UMich's MLK Symposium to feature actor Hill Harper, Marjorie Lee Browne Colloquium and more

King at the 1963 Civil Rights March on Washington, D.C. (Credit: Wikipedia)
King at the 1963 Civil Rights March on Washington, D.C. (Credit: Wikipedia)

ANN ARBOR – The University of Michigan's Martin Luther King Jr. Symposium begins this week and runs throughout the entire month of January with over 40 events, ranging from lectures; to live performances, exhibits and more, courtesy of the Office of Academic Multicultural Initiatives. Just over 20 of those events will take place Monday, Jan. 15, to celebrate Martin Luther King Jr. Day.

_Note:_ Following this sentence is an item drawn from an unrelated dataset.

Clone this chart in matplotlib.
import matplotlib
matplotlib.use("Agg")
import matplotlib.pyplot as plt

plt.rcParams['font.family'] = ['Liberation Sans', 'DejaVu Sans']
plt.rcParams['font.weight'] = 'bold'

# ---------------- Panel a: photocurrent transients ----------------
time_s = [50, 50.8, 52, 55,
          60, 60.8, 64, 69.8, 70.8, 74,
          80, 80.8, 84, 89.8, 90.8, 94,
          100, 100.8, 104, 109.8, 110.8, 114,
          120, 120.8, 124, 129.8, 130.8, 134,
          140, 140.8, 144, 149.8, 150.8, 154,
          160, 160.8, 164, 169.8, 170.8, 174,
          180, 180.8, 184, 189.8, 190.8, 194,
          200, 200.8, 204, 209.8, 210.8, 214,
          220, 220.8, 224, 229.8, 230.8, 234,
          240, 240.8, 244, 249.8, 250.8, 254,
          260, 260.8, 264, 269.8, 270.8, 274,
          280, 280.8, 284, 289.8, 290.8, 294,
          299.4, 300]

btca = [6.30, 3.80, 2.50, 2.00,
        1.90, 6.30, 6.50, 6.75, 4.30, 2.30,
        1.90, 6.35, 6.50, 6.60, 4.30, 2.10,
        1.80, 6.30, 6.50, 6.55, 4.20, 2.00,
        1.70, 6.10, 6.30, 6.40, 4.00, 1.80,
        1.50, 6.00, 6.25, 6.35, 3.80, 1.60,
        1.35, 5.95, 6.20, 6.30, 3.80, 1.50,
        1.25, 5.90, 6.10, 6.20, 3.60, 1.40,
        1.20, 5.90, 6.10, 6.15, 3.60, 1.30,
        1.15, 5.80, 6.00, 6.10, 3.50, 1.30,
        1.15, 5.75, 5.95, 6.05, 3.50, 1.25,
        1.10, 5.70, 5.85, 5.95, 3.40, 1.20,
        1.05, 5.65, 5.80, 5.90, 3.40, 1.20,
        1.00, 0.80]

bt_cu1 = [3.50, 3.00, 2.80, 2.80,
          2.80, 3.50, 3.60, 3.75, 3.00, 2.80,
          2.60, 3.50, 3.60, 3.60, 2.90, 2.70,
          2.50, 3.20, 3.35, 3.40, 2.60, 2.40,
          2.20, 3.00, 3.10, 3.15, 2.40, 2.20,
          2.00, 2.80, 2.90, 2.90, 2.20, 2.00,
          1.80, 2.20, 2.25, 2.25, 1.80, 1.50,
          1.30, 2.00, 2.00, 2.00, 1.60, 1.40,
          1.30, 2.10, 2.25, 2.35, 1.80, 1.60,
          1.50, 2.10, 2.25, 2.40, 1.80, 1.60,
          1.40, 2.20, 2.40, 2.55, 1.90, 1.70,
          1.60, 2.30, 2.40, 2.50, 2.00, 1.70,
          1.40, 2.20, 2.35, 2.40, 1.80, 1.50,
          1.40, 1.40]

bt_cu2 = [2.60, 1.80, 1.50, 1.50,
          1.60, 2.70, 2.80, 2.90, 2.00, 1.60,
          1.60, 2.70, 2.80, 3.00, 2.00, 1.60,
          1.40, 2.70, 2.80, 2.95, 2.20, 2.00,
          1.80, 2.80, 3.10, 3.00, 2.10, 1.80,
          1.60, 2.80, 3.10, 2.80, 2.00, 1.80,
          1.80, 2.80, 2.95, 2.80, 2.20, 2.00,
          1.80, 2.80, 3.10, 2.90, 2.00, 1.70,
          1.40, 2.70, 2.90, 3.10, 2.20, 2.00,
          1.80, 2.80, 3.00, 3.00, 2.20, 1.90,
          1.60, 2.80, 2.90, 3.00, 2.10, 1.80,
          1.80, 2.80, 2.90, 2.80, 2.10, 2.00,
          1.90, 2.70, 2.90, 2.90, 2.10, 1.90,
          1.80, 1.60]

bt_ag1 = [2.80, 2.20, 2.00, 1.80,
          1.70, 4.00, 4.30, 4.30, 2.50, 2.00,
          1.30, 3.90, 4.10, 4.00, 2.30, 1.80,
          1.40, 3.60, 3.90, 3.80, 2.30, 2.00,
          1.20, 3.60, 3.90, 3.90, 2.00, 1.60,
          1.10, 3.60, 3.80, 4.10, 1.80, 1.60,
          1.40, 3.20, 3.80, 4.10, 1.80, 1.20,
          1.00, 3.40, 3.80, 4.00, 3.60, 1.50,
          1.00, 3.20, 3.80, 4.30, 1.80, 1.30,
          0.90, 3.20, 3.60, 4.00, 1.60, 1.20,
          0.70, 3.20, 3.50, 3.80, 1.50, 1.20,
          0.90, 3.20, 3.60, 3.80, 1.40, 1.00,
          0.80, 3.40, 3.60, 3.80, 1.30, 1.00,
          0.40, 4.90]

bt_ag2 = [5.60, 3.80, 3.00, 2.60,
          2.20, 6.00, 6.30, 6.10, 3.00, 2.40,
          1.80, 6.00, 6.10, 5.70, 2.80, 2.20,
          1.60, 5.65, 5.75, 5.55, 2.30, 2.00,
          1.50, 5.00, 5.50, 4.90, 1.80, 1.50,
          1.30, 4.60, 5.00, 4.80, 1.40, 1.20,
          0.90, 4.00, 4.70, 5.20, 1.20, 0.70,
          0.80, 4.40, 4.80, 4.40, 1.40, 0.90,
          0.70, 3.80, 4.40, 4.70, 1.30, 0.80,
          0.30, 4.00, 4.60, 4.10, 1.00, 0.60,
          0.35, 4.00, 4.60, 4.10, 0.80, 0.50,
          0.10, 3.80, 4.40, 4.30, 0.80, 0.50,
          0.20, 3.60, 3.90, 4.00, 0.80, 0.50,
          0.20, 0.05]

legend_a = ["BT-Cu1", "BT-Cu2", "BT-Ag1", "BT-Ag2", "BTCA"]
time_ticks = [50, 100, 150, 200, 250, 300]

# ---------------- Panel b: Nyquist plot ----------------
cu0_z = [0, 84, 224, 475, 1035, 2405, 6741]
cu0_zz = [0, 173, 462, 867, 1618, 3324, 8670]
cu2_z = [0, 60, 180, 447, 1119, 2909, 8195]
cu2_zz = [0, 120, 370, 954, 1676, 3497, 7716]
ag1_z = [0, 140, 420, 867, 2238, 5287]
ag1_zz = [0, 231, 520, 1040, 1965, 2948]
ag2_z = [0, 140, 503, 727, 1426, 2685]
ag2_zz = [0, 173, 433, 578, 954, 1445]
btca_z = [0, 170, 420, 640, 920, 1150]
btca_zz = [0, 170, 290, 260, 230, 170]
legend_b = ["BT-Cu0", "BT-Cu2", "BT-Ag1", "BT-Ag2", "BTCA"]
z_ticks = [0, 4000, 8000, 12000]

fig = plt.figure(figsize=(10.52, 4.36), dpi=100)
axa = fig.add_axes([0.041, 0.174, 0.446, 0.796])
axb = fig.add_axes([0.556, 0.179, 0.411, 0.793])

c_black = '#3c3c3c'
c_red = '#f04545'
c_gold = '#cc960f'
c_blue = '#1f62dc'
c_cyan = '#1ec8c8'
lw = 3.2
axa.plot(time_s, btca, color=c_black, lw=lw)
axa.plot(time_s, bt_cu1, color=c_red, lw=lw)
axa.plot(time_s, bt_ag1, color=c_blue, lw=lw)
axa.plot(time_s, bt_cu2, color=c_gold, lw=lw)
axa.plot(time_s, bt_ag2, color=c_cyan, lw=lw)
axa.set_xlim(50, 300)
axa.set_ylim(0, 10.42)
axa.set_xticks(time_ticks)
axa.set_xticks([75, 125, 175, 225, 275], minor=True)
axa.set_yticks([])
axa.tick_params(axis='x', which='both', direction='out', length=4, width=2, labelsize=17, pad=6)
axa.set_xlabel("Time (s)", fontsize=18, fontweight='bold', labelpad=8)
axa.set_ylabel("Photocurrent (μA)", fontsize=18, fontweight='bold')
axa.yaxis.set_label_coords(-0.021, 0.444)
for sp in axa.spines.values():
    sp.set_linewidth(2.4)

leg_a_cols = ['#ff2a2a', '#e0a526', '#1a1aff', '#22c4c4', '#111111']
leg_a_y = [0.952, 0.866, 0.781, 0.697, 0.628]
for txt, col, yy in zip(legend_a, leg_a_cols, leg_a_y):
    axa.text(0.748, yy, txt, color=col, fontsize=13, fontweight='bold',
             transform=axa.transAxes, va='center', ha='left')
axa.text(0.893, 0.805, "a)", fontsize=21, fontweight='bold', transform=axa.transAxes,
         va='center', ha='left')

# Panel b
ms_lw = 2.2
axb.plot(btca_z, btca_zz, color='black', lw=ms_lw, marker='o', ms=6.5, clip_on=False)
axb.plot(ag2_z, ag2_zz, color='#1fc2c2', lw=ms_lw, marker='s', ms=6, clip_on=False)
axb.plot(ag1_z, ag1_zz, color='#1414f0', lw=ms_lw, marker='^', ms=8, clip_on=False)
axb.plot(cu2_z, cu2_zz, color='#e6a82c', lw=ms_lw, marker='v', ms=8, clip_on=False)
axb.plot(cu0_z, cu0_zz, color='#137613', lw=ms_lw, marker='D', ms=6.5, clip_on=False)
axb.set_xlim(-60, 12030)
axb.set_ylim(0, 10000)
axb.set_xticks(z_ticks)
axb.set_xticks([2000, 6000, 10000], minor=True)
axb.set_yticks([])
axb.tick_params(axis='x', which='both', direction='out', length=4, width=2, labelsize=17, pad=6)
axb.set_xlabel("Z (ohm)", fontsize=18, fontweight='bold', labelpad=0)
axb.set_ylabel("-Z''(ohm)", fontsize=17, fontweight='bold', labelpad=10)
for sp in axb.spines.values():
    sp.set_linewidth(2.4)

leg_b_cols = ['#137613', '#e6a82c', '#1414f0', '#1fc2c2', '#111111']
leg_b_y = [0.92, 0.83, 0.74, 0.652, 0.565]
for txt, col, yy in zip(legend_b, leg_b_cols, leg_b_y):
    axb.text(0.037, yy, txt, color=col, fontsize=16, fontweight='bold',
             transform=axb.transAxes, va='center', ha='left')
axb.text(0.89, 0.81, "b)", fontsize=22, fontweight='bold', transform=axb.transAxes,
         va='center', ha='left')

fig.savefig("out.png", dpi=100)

As is usually the case for A4, we've tried to whittle the list down into our standard "Top Five" format; however, we want to encourage everyone to attend as many of these events as they can, as they are all equally important and timely. With that in mind, the full list of events can be found here.

Monday, Jan. 15

Keynote Memorial Lecture: Hill Harper 

The award-winning actor, best-selling author and philanthropist will deliver the 32nd annual Rev. Dr. Martin Luther King Jr. Symposium keynote memorial lecture beginning at 10 a.m. and it is sure to be an event you won't want to miss. Harper is known for his work supporting youth across the country through his writings and his Manifest Your Destiny Foundation, which provides underserved youth "a path to empowerment and educational excellence" through services like mentoring and academic enrichment programming, according to the University Record. If you cannot attend in person, the livestream of the lecture can be accessed here

Music Against Silence

Beginning at 12 p.m., Tiffany Ng, assistant professor of Carillon and University carillonist at UMich, will perform music from the Civil Rights Movement and black jazz composers. She will also give the Ann Arbor premiere of Kalvert Nelson’s "Carillon Dances." Nelson is a black composer, trumpeter and music educator who has been commissioned by distinguished ensembles such as the Kronos Quartet, Oklahoma Symphony, Brooklyn Philharmonic and many dance companies. His influences span jazz, folk, hip-hop, theater and film, and his works often promote social justice and black culture. The public is welcome inside the belfry during the concert and afterwards for a Q&A with the performers and student music arrangers. 

The Fierce Urgency of Now -- What is Y(our) Story?

The theme of this year's MLK Symposium is a powerful one, asking individuals to tell their story and to "claim ownership of the challenges we all face." The Fierce Urgency of Now "... compels us to not only act but to also acknowledge that the absence of action and the continuation of silence, serves to bring us deeper into the shadows of division.” The goal is to have members of the University community share their brief stories through written or spoken word, performance pieces, poems, art, music or song. The event begins at 1 p.m. 

Marjorie Lee Browne Colloquium -- Hidden Figures: Bringing Math, Physics, History and Race to Hollywood

Established in 1999 by the Department of Mathematics, this colloquium is designed to bring a distinguished speaker to campus to discuss their research but also to address the issue of diversity in the sciences. This talk was designed and originally to be presented by professor Rudy Horne, who died in December 2017. Talitha Washington, Howard University professor and National Science Foundation program director, will present instead. The discussion begins at 4 p.m. 

Me, the "Other" -- A Documentary About Diversity on Three Washtenaw County Campuses

We could not do a top-five list without including a movie, but trust us when we say that we're excited about this one. This documentary explores stories of differences due to prejudice, ignorance and discrimination by focusing on 12 students at three Washtenaw County campuses. As a result, the filmmakers discovered that “otherness” is never one thing. "Me, the 'Other'" screens at the Michigan Theater at 7 p.m.